Infine i cinque arrivano a destinazione e l’hotel fa davvero un certo effetto: immerso nel nulla, sembra uno scenario da film horror, eppure è l’unico corto in cui non muore nessuno davanti ai nostri occhi, ma per una strana ragione è forse l’unico che ci immerge appieno nel senso della morte e della vita, nel senso della natura umana. The Mortal Remains parla di morte nel momento stesso in cui la signora, il cacciatore e il tizio francese iniziano a discutere sulla natura umana; c’è chi paragona le persone a dei furetti, chi li distingue tra onesti e peccatori secondo le scritture bibliche, chi sostiene che mutano in base alle circostante. Tutti loro, in ogni caso, dovranno morire e i cacciatori di taglie lo sanno bene.
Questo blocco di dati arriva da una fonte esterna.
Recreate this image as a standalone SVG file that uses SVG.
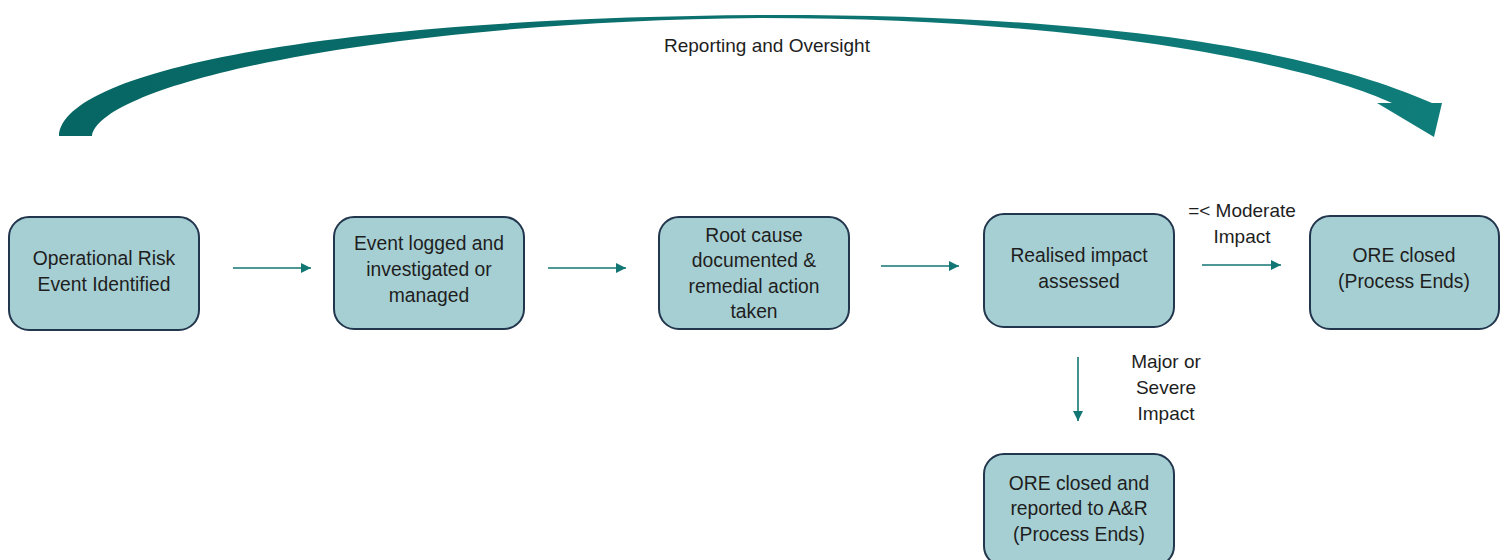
<svg xmlns="http://www.w3.org/2000/svg" width="1502" height="560" viewBox="0 0 1502 560">
<defs>
<style>
.box{fill:#a6cfd3;stroke:#22364d;stroke-width:2;}
.t{font-family:"Liberation Sans",Arial,sans-serif;font-size:19.3px;fill:#1e1e1e;text-anchor:middle;}
.lbl{font-family:"Liberation Sans",Arial,sans-serif;font-size:19px;fill:#1e1e1e;text-anchor:middle;}
.conn{stroke:#127674;stroke-width:1.6;fill:none;marker-end:url(#ah);}
</style>
<marker id="ah" markerWidth="10" markerHeight="10" viewBox="0 0 10 10" refX="10" refY="5" orient="auto" markerUnits="userSpaceOnUse">
<path d="M0,0 L10,5 L0,10 Z" fill="#127674"/>
</marker>
<linearGradient id="bandg" x1="0" y1="0" x2="1" y2="0">
<stop offset="0" stop-color="#066663"/>
<stop offset="0.5" stop-color="#0c7270"/>
<stop offset="1" stop-color="#0f7d7a"/>
</linearGradient>
</defs>
<rect width="1502" height="560" fill="#ffffff"/>
<g id="reporting-arrow">
<path d="M59,136 C62,70 330,18 760,15 C1080,14 1300,45 1432,103 L1442,103 L1434,137 L1377,103 L1392,103 C1310,65 1090,18 760,18 C370,22 100,85 92,136 Z" fill="url(#bandg)"/>
<text class="lbl" x="767" y="52">Reporting and Oversight</text>
</g>
<g id="connectors">
<line class="conn" x1="233" y1="268" x2="311" y2="268"/>
<line class="conn" x1="548" y1="268" x2="626" y2="268"/>
<line class="conn" x1="881" y1="266" x2="959" y2="266"/>
<line class="conn" x1="1202" y1="265" x2="1281" y2="265"/>
<line class="conn" x1="1078" y1="357" x2="1078" y2="421"/>
<text class="lbl" x="1242" y="217">=&lt; Moderate</text>
<text class="lbl" x="1242" y="243">Impact</text>
<text class="lbl" x="1166" y="368">Major or</text>
<text class="lbl" x="1166" y="394">Severe</text>
<text class="lbl" x="1166" y="420">Impact</text>
</g>
<g id="n1">
<rect class="box" x="9" y="217" width="190" height="113" rx="20"/>
<text class="t" x="104" y="265">Operational Risk</text>
<text class="t" x="104" y="291">Event Identified</text>
</g>
<g id="n2">
<rect class="box" x="334" y="217" width="190" height="112" rx="20"/>
<text class="t" x="429" y="250">Event logged and</text>
<text class="t" x="429" y="276">investigated or</text>
<text class="t" x="429" y="302">managed</text>
</g>
<g id="n3">
<rect class="box" x="659" y="217" width="190" height="112" rx="20"/>
<text class="t" x="754" y="242">Root cause</text>
<text class="t" x="754" y="267">documented &amp;</text>
<text class="t" x="754" y="293">remedial action</text>
<text class="t" x="754" y="318">taken</text>
</g>
<g id="n4">
<rect class="box" x="984" y="214" width="190" height="113" rx="20"/>
<text class="t" x="1079" y="262">Realised impact</text>
<text class="t" x="1079" y="288">assessed</text>
</g>
<g id="n5">
<rect class="box" x="1310" y="216" width="189" height="113" rx="20"/>
<text class="t" x="1404" y="262">ORE closed</text>
<text class="t" x="1404" y="288">(Process Ends)</text>
</g>
<g id="n6">
<rect class="box" x="984" y="454" width="190" height="112" rx="20"/>
<text class="t" x="1079" y="490">ORE closed and</text>
<text class="t" x="1079" y="515">reported to A&amp;R</text>
<text class="t" x="1079" y="541">(Process Ends)</text>
</g>
</svg>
Nell’ultima canzone intonata da Brendan Gleeson si intuisce come il trio succitato sia effettivamente già morto, deve solo elaborare il proprio lutto e per tale ragione gli altri due rifiutano di essere definiti “cacciatori di taglie”, definendosi piuttosto “mietitori d’anime”. Insomma, The Mortal Remains è la degna conclusione del film La ballata di Buster Scruggs, un racconto soprannaturale che racchiude in sé tutte le gemme seminate lungo la pellicola come ad esempio l’idea dell’aldilà come di un posto non definito e il fatto che chi muore non sa subito la destinazione finale, ma cerca di trovare la strada, sperando ovviamente che sia un posto migliore di quello in cui si trovava in precedenza.
In questa ultima novella c’è poi l’impronta del musical, che si ricongiunge al primo capitolo, la volubilità dell’insondabile animo umano e l’imprevedibilità della vita, che sfugge dal corpo senza che ce ne rendiamo conto, magari mentre qualcuno ci incanta con una storia.